In bankruptcy, there is such a thing such as the proof of claim which creditors need to file after the meeting with the creditors. Before they get paid through the bankruptcy you filed, they need to submit the proof of claim first; otherwise they will not be paid at all.

A proof of claim is a form used by the creditor to indicate the amount of the debt owed by the debtor on the date of the bankruptcy filing. In Chapter 7 and 13 bankruptcies, all the unsecured creditors are required to file the proof of claim in order for their claims to be allowed by the bankruptcy court. There are certain secured creditors who no longer need to file for the proof of claim like lien holders for example.

The bankruptcy law states that the creditors must file the proof of claim within 90 days from the first meeting of creditors. Government entities must file a proof of claim within 180 days after the date of the order for relief. The notice which the creditors receive for the certain day which the meeting of the creditors will be held also includes the deadline for the submission of their proof of claims.

There are many things which are included in the proof of claims. Some of those which are needed are:

* identification of the debtor and its bankruptcy case number

* identification of the creditor and the mailing address for receipt of notices whether or not the claim is filed as an original claim or an amended claim

* the amount owed as of the petition date

* the basis for the claim, and

* identification of the type of claim (secured or unsecured).

In the no-asset Chapter 7 bankruptcy, a court may instruct creditors not to file a proof of claim because there will be no money to distribute. And if the assets become available later on, then the bankruptcy trustee will simply inform the creditors to file the proof of claim before a specific deadline.

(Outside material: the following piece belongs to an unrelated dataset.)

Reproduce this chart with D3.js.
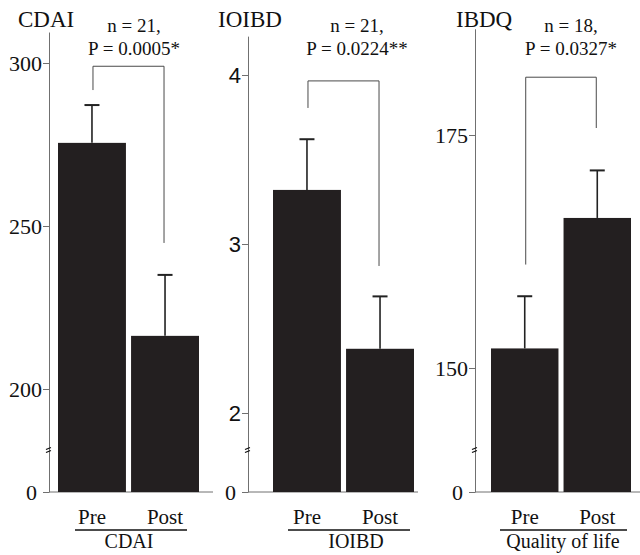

The same as how a creditor can object to the discharge of a debtor, a debtor can also object to the proof of claim of a creditor. Some of the most common reasons that someone might object to a claim include:

* the amount is incorrect

* the claim includes improper interest or other penalty charges

* the claim indicates that it is a priority or secured claim when it is not

* the creditor filed the claim with the purpose of harassing the debtor, or

* the creditor did not attach supporting documentation.